Un autre grand magasin, La Samaritaine, fut acheté à la famille Renan en 2001, rue du Pont-Neuf dans le 1 arrondissement, pour rejoindre également le giron de LVMH Distribution Services, puis fermé en 2005.
Début 2016, l'artiste chinois Ai Weiwei installe une œuvre d'art dans un hall du Bon Marché.
Le grand magasin Au Bon Marché achevé en 1887.
Les magasins Au Bon Marché.
Facture de vente par correspondance des années 1880.
Affiche publicitaire de 1920.
Souvenir de Bétheny, carte postale du Bon Marché.
Vitrine du Bon Marché photographiée par Eugène Atget en 1926.
La Grande Épicerie
Situé dans un bâtiment adjacent, au n 38 rue de Sèvres, ce magasin de bouche est fondé en 1923, sous le nom de Comptoir de l'Alimentation : elle propose sur une grande surface une très grande variété de produits culinaires, de qualité et venant de nombreux pays du monde. Il s'agit à l'époque d'un bâtiment ultra-moderne, avec une nouvelle façon de vendre des produits frais, des boîtes de thé et des conserves fines, sur une certaine surface. Sur la publicité d'alors est écrit : « Plus de 40 tonnes de produits alimentaires sont débitées chaque jour dans ce rayon magnifique, et l'on estime que la quantité de viande vendue approche 2000 kg. Les plus beaux spécimens de fruits, produits de la métropoles et de ses colonies, sont offerts à notre clientèle, et nous n'aurions garde d'oublier le rayon de fleurs naturelles ». Des expositions thématiques (Italie, Angleterre), donnent lieu à des ventes temporaires de produits spéciaux. En 1978, le Comptoir est renommé La Grande Épicerie, et la surface de vente est doublée. Des travaux ont encore lieu dans les années 1980, ce qui permet à l'enseigne de se proclamer plus grand magasin alimentaire de Paris. Elle est entièrement rénovée en 2012 et propose depuis des boutiques d'artisans de bouche (poissonnerie, fromagerie, boucherie, charcuterie, pâtisserie, etc.), une cave à vin, une nouvelle configuration des lieux (pose d'un double escalator, d'une trémie et réaménagement avec du granit noir, du chêne et de l'acier brossé) et l'inauguration d’un restaurant sous la verrière.
Homologues
Un autre Bon Marché a été ouvert en 1860 en Belgique par François Vaxelaire. Il n'a toutefois rien à voir avec son homologue français.

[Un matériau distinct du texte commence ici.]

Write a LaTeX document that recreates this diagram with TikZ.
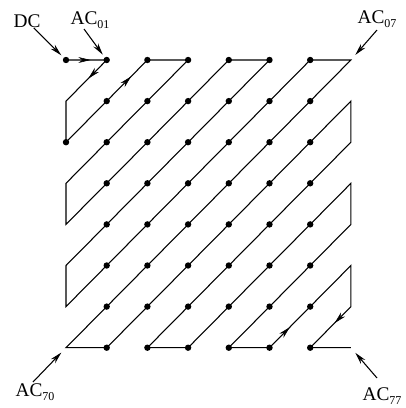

Un autre magasin, Au Bon Marché, où l'on offrait essentiellement des stores et des articles de décoration, a existé à Montréal. Il s'est fait connaître dans les années 1980-1990 notamment grâce à ses publicités qui mettaient en vedette le propriétaire et ses deux fils, des juifs anglophones qui, avec leur fort accent et leur slogan « Oui, papa ! », devinrent rapidement la risée des humoristes québécois.
En Suisse romande, l'enseigne ABM (Au Bon Marché) était une chaine de magasins à vocation universelle avec un nombre important de produits et connus pour ses prix peu élevés. L'enseigne, propriété du groupe Globus acquis par Migros, a été restructurée plusieurs fois avant de disparaître définitivement, une relance étant trop complexe en regard du concurrent du moment : Uni-prix / Unip, repris par Coop puis intégré au concept de grand magasin Coop City.

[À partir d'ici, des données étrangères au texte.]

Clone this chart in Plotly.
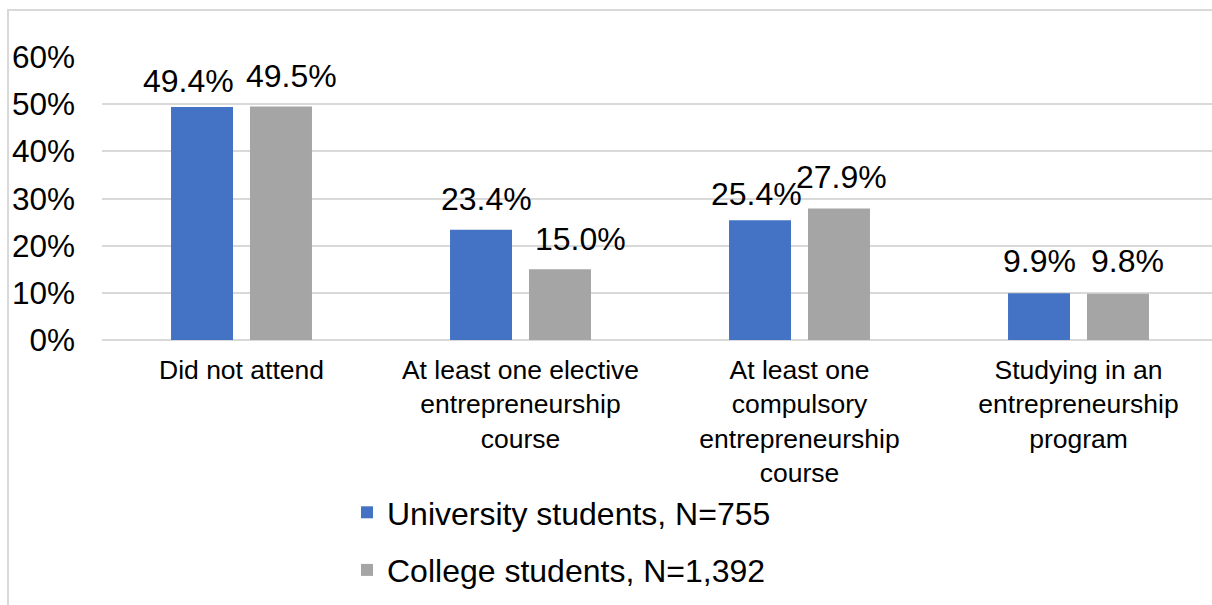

Une chaine de magasins nommés The Bon Marché (avec l'accent) a également existé dans le nord-ouest des États-Unis. Sans lien avec Le Bon Marché, sa création en 1890 par Edward Nordhoff à Seattle a toutefois été directement inspirée par l'enseigne parisienne. Le nom a disparu en 2006 à la suite de l'acquisition en 2003 de la chaîne par Macy's.